По наивности своего домашнего воспитания, Бродяга не догадывался оборотиться к примерам злодейств не столь отдаленных, расположенных под самым носом…
— Виноват я перед Гаврилой шибко, — жаловался старик. — Вот помру скоро, а не сыскал себе парня в обучение. Те что сами просились, отворачивались после, бежали… — Он подставил руку для поцелуя проходившим мимо бабам.
— Прости, отец, зябко! — Бродяга подобрался к телеге, стуча зубами, мокрый, взъерошенный. — Дозволь, поедем? Замерзну…
— Сиди тихо! — равнодушно прикрикнул старец. — Никуда не поедем, покудова не ослобонит тебя. Куды тебе в обитель — сгоришь, и золы не останется…
— Как же? Что ж, мне теперь и в церковь нельзя? Вроде прокаженного? — Бродяга в испуге рассматривал грязные свои руки.
— Погодь малехо, все можно будет. Слушай, Бродяга, на ус мотай, другой раз не повторю. Ничего так просто не дается. Сложишь вторую строку — отработаешь сполна. Сложишь третью — вдвое больше отработаешь. А ерепениться, начнешь, обленишься — до земли пахотой согнет… Да садись уже, поедем…
— А если я… — Бродяга облизал губы. Вопрос повис острым валуном на краю обрыва.

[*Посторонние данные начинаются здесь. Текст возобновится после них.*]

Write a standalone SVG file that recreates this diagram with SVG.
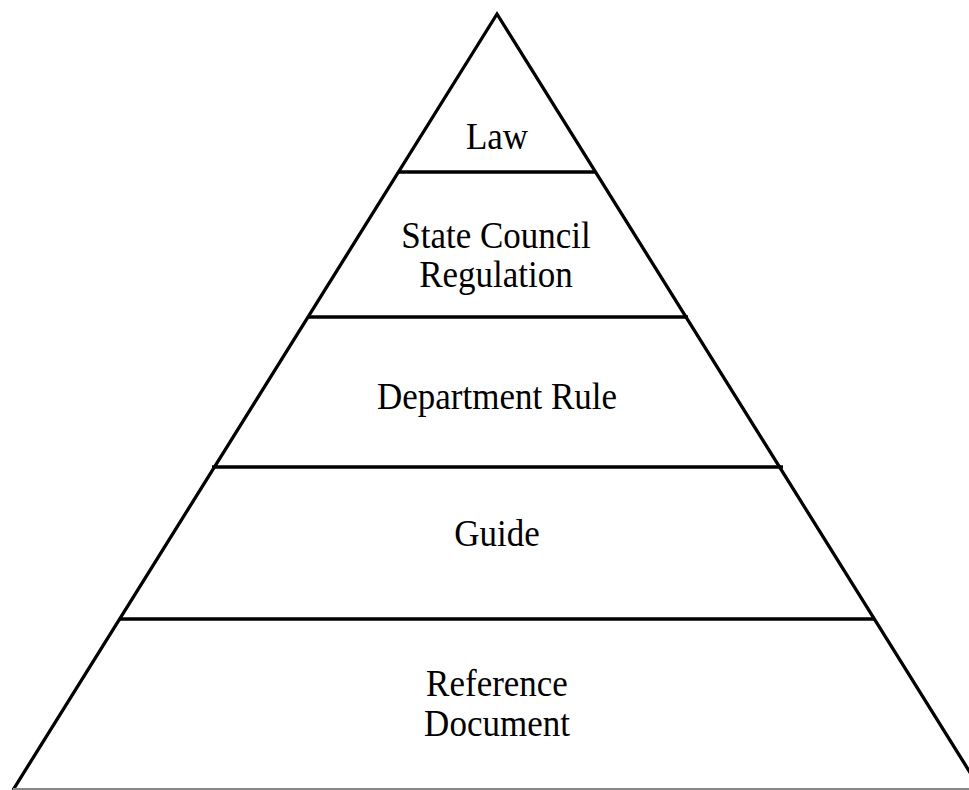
<svg xmlns="http://www.w3.org/2000/svg" width="969" height="790" viewBox="0 0 969 790">
<style>
.edge{stroke:#000;stroke-width:3.3;fill:none}
.t{font-family:"Liberation Serif","Times New Roman",serif;font-size:35px;fill:#000;text-anchor:middle}
</style>
<rect width="969" height="790" fill="#fff"/>
<g id="connectors">
<polyline class="edge" points="13,790 497,14 981,790"/>
<line x1="13" y1="789" x2="969" y2="789" stroke="#888" stroke-width="2"/>
<line class="edge" x1="398" y1="172" x2="596" y2="172"/>
<line class="edge" x1="308" y1="317" x2="688" y2="317"/>
<line class="edge" x1="212" y1="467" x2="783" y2="467"/>
<line class="edge" x1="120" y1="619" x2="875" y2="619"/>
</g>
<g id="law"><text class="t" transform="translate(497,149) scale(1,1.1)">Law</text></g>
<g id="state-council"><text class="t" transform="translate(496,248) scale(1,1.1)">State Council</text><text class="t" transform="translate(496,287) scale(1,1.1)">Regulation</text></g>
<g id="department-rule"><text class="t" transform="translate(497,409) scale(1,1.1)">Department Rule</text></g>
<g id="guide"><text class="t" transform="translate(497,546) scale(1,1.1)">Guide</text></g>
<g id="reference-document"><text class="t" transform="translate(497,696) scale(1,1.1)">Reference</text><text class="t" transform="translate(497,736) scale(1,1.1)">Document</text></g>
</svg>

— Да не бойся, договаривай, — Исидор чмокнул вожжами. — Хотел спросить — если перекинешься, убивать ради бессмертия начнешь? Тогда — беда великая. Черного мортуса не остановить, покуда в крови не захлебнется…
26
БРОДЯГА
Он потерял короткую память на третий месяц бродяжничества. Старец таскал слушать каждого умирающего, хотя Бродяга отчетливо сознавал, что практически все они — «пустышки».